Let’s look at intangibles. You say that 75 percent of a company’s value is in intangible assets that cannot be measured by financial systems. Things like people, data, processes, brand, customer relationships, innovation and culture. At what point will we start putting values on these things so that we can start valuing companies properly?

Kaplan: Our thesis is the intangible assets don’t have a value by themselves. It’s only when they are linked and aligned with the company strategy that the value is created.

But systems have value, don’t they?

Norton: The right question is, What’s the value of my process? You can measure the value of your new product development process. You can count the number of new products [that have come out of the process in the past few years and their value]. Now, having done that, the question is, Do you have the technology to support that new product development process? And so the way that we should measure that is not in terms of the financial value of the system, but rather in the state of readiness of those technologies to support the strategy. The question then is, Do I have the technology, do I have people trained to do this, do I have the incentives to get full value out of the process? Because the process itself is where you make the money, not the IT system.

What if you could get to a standard set of metrics for intangibles that would go into the balance sheet but would not be numeric—they would be standardized across companies and required for reporting purposes?

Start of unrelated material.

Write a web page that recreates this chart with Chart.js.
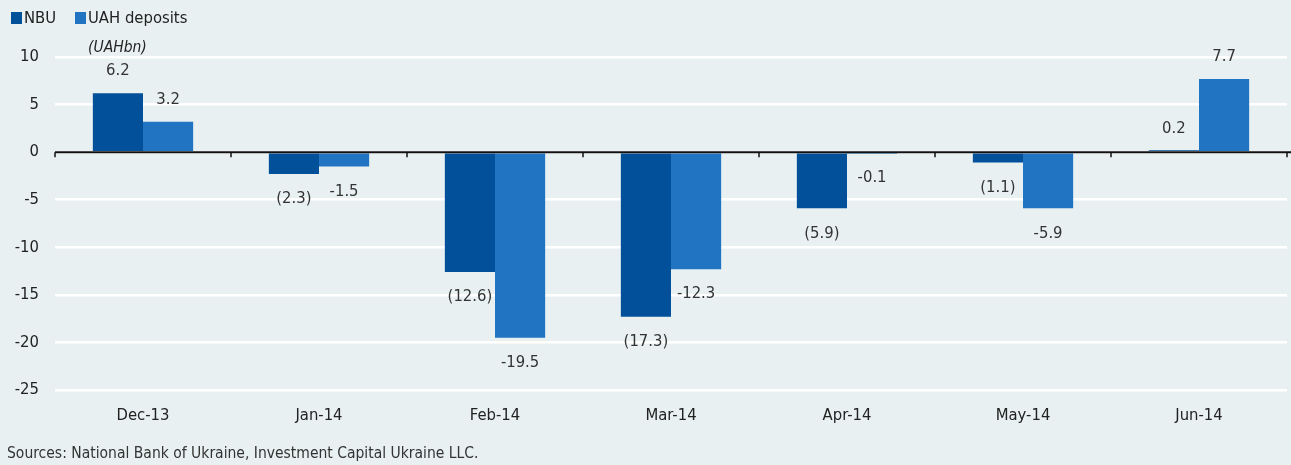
<!DOCTYPE html>
<html>
<head>
<meta charset="utf-8">
<script src="https://cdn.jsdelivr.net/npm/chart.js@4"></script>
<style>
  body { margin: 0; background: #e8f0f1; font-family: "Liberation Sans Narrow", "DejaVu Sans Condensed", sans-serif; color: #222; }
  #wrap { position: relative; width: 1291px; height: 465px; }
  canvas { position: absolute; left: 0; top: 0; }
  .lg { position: absolute; top: 8px; font-size: 16.5px; line-height: 20px; }
  .sq { position: absolute; width: 11px; height: 12px; top: 12px; }
  #unit { position: absolute; left: 88px; top: 38px; font-size: 15.5px; font-style: italic; }
  #src { position: absolute; left: 7px; top: 444px; font-size: 15.5px; color: #333; }
</style>
</head>
<body>
<div id="wrap">
  <canvas id="bar-chart" width="1291" height="465"></canvas>
  <div class="sq" style="left:11px;background:#03509a"></div>
  <div class="lg" style="left:24px">NBU</div>
  <div class="sq" style="left:75px;background:#2074c1"></div>
  <div class="lg" style="left:88px">UAH deposits</div>
  <div id="unit">(UAHbn)</div>
  <div id="src">Sources: National Bank of Ukraine, Investment Capital Ukraine LLC.</div>
</div>
<script>
let months = ['Dec-13', 'Jan-14', 'Feb-14', 'Mar-14', 'Apr-14', 'May-14', 'Jun-14'];
let nbu = [6.2, -2.3, -12.6, -17.3, -5.9, -1.1, 0.2];
let deposits = [3.2, -1.5, -19.5, -12.3, -0.1, -5.9, 7.7];

const fontName = '"Liberation Sans Narrow", "DejaVu Sans Condensed", sans-serif';

// value labels, NBU negatives in brackets
const labelPlugin = {
    id: 'labels',
    afterDatasetsDraw(chart) {
        const ctx = chart.ctx;
        ctx.save();
        ctx.font = '16.5px ' + fontName;
        ctx.fillStyle = '#333';
        ctx.textAlign = 'center';
        ctx.textBaseline = 'middle';
        chart.data.datasets.forEach((ds, di) => {
            chart.getDatasetMeta(di).data.forEach((bar, i) => {
                let v = ds.data[i];
                let txt = v.toFixed(1);
                if (di == 0 && v < 0) txt = '(' + Math.abs(v).toFixed(1) + ')';
                let y = v >= 0 ? bar.y - 22 : bar.y + 25;
                ctx.fillText(txt, bar.x, y);
            });
        });
        ctx.restore();
    }
};

// black zero line with small ticks between categories
const zeroLine = {
    id: 'zeroLine',
    afterDatasetsDraw(chart) {
        const ctx = chart.ctx;
        const x = chart.scales.x, y = chart.scales.y;
        const y0 = y.getPixelForValue(0);
        const step = x.getPixelForTick(1) - x.getPixelForTick(0);
        ctx.save();
        ctx.strokeStyle = '#111';
        ctx.lineWidth = 2;
        ctx.beginPath();
        ctx.moveTo(chart.chartArea.left, y0);
        ctx.lineTo(1291, y0);
        ctx.stroke();
        ctx.lineWidth = 1.5;
        for (let i = 0; i <= months.length; i++) {
            let px = Math.round(x.getPixelForTick(0) - step / 2 + i * step);
            ctx.beginPath();
            ctx.moveTo(px, y0);
            ctx.lineTo(px, y0 + 5);
            ctx.stroke();
        }
        ctx.restore();
    }
};

new Chart(document.getElementById('bar-chart'), {
    type: 'bar',
    data: {
        labels: months,
        datasets: [
            { label: 'NBU', data: nbu, backgroundColor: '#03509a' },
            { label: 'UAH deposits', data: deposits, backgroundColor: '#2074c1' }
        ]
    },
    options: {
        responsive: false,
        animation: false,
        categoryPercentage: 0.57,
        barPercentage: 1.0,
        layout: { padding: { top: 57, right: 4, bottom: 35, left: 0 } },
        plugins: { legend: { display: false }, tooltip: { enabled: false } },
        scales: {
            x: {
                grid: { display: false },
                border: { display: false },
                ticks: { color: '#222', font: { family: fontName, size: 16.5 }, padding: 8 },
                afterFit(scale) { scale.height = 40; }
            },
            y: {
                min: -25,
                max: 10,
                ticks: { stepSize: 5, color: '#222', font: { family: fontName, size: 16.5 }, padding: 16 },
                grid: { color: '#ffffff', lineWidth: 2.5, drawTicks: false },
                border: { display: false },
                afterFit(scale) { scale.width = 55; }
            }
        }
    },
    plugins: [labelPlugin, zeroLine]
});
</script>
</body>
</html>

Norton: There are trends afoot where this is beginning to happen in pieces. J.D. Power, for example, performs the equivalent of an audit around quality in an organization. And there are HR surveys, like Fortune’s 100 best places to work survey, that apply a kind of standard set of questions to employee surveys and develop 10 or 20 key measures. People use that as a point of reference. We were number 72 in the top 100 places to work. [International Organization for Standardization] certification is another example. Most of the car companies will tell you what their product development cycle is and what the man-hours per car are.

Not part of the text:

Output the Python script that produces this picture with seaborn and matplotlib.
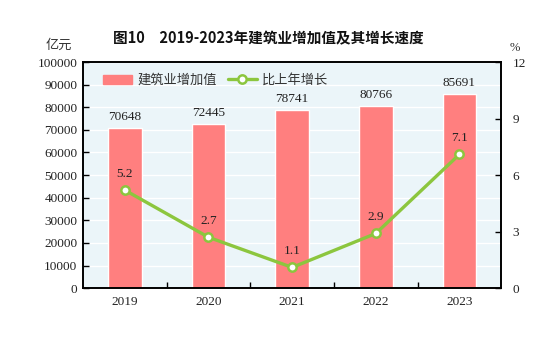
import numpy as np
import pandas as pd
import matplotlib
matplotlib.use("Agg")
import matplotlib.pyplot as plt
import seaborn as sns
from matplotlib.lines import Line2D
from matplotlib.patches import Patch

years = ["2019", "2020", "2021", "2022", "2023"]
value_added = [70648, 72445, 78741, 80766, 85691]
growth = [5.2, 2.7, 1.1, 2.9, 7.1]

sns.set_theme(style="white")
plt.rcParams['font.family'] = ['Liberation Serif', 'Noto Sans CJK SC', 'DejaVu Sans']
plt.rcParams['axes.unicode_minus'] = False

BAR = "#FF7F7F"
LINE = "#8CC63E"
BG = "#EBF5F9"
cjk = ['Noto Sans CJK SC', 'DejaVu Sans']

fig = plt.figure(figsize=(5.57, 3.37), dpi=100)
ax = fig.add_axes([0.149, 0.145, 0.751, 0.671])
ax.set_facecolor(BG)

df = pd.DataFrame({"year": years, "value": value_added, "growth": growth})
sns.barplot(data=df, x="year", y="value", color=BAR, width=0.4, saturation=1, ax=ax, zorder=2)
ax.set_ylim(0, 100000)
ax.set_xlim(-0.5, 4.5)
ax.set_yticks(np.arange(0, 100001, 10000))
ax.set_yticklabels([str(v) for v in range(0, 100001, 10000)], fontsize=9.5, color="#222222")
ax.yaxis.grid(True, color="white", linewidth=1.0, zorder=1)
ax.set_axisbelow(True)
ax.set_xlabel("")
ax.set_ylabel("")
ax.set_xticks(range(5))
ax.set_xticklabels(years, fontsize=9.5, color="#222222")
ax.tick_params(axis="x", length=0, pad=6)
ax.tick_params(axis="y", direction="in", length=4, width=1, color="black", pad=4, left=True)
# minor ticks between categories
ax.set_xticks([0.5, 1.5, 2.5, 3.5], minor=True)
ax.tick_params(axis="x", which="minor", direction="in", length=4, width=1, color="black", bottom=True)
for s in ax.spines.values():
    s.set_color("black")
    s.set_linewidth(1.2)

for i, v in enumerate(value_added):
    ax.text(i, v + 2200, str(v), ha="center", va="bottom", fontsize=9.5, color="#222222", zorder=5)

ax2 = ax.twinx()
sns.lineplot(x=np.arange(5), y=growth, ax=ax2, color=LINE, linewidth=2.4, marker="o",
             markersize=6, markerfacecolor="white", markeredgecolor=LINE, markeredgewidth=1.8, zorder=4)
ax2.set_ylim(0, 12)
ax2.set_yticks([0, 3, 6, 9, 12])
ax2.set_yticklabels(["0", "3", "6", "9", "12"], fontsize=9.5, color="#222222")
ax2.tick_params(axis="y", direction="in", length=4, width=1, color="black", pad=8, right=True)
ax2.set_ylabel("")
for s in ax2.spines.values():
    s.set_color("black")
    s.set_linewidth(1.2)
for i, g in enumerate(growth):
    ax2.text(i, g + 0.55, f"{g:.1f}", ha="center", va="bottom", fontsize=9.5, color="#222222", zorder=5)

handles = [Patch(facecolor=BAR, edgecolor=BAR),
           Line2D([0], [0], color=LINE, linewidth=2.4, marker="o", markersize=6,
                  markerfacecolor="white", markeredgecolor=LINE, markeredgewidth=1.8)]
leg = ax.legend(handles, ["建筑业增加值", "比上年增长"], loc="upper left", ncol=2, frameon=False,
                bbox_to_anchor=(0.02, 1.0), prop={"family": cjk, "size": 9.5}, handlelength=2.2,
                columnspacing=0.8, handletextpad=0.4)
for t in leg.get_texts():
    t.set_color("#333333")
leg.set_zorder(10)

fig.text(0.481, 0.885, "图10　2019-2023年建筑业增加值及其增长速度", ha="center", va="center",
         fontsize=10.5, fontweight="bold", family=cjk, color="#111111")
fig.text(0.105, 0.865, "亿元", ha="center", va="center", fontsize=9.5, family=cjk, color="#333333")
fig.text(0.924, 0.858, "%", ha="center", va="center", fontsize=9, color="#333333")

fig.savefig("out.png", dpi=100)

But this gets murky when you talk about IT. Companies spend billions on systems that are used in almost completely intangible ways. I think so far that has served to the detriment of IT because the costs are tangible but the value is intangible.

Norton: But again I think the problem is that the focus goes back to IT rather than the process. We can be happy if the organization is in the top 100 places to work, but how did they do that? Maybe they were all able to work at home because they had great Internet access and services. How did you get your product development cycle down from six years to four? You used CAD/CAM and an engineering database. The nonfinancial results speak for themselves, but then the question is, Where does IT fit into this? That’s where I think you make a mistake trying to focus and quantify the value of IT because, as I said earlier, you can’t isolate IT from training, from other nontechnology programs put in place, incentive programs and so forth.

Is there anything you would add for CIOs struggling to make sense of strategy in their organizations?

Norton: The message to the IT executive would be: If you want to sit at the strategy table, it doesn’t exist, so you have an opportunity to build it—defining the strategy, participating in this process. Then everybody has a way to align their activities to the strategy. Everyone is then strategic. When I have seen this done in practice, I have seen CIOs get up and talk about their strategy, and you can’t tell that they are a CIO. They’re talking about business issues, and technology is part of it.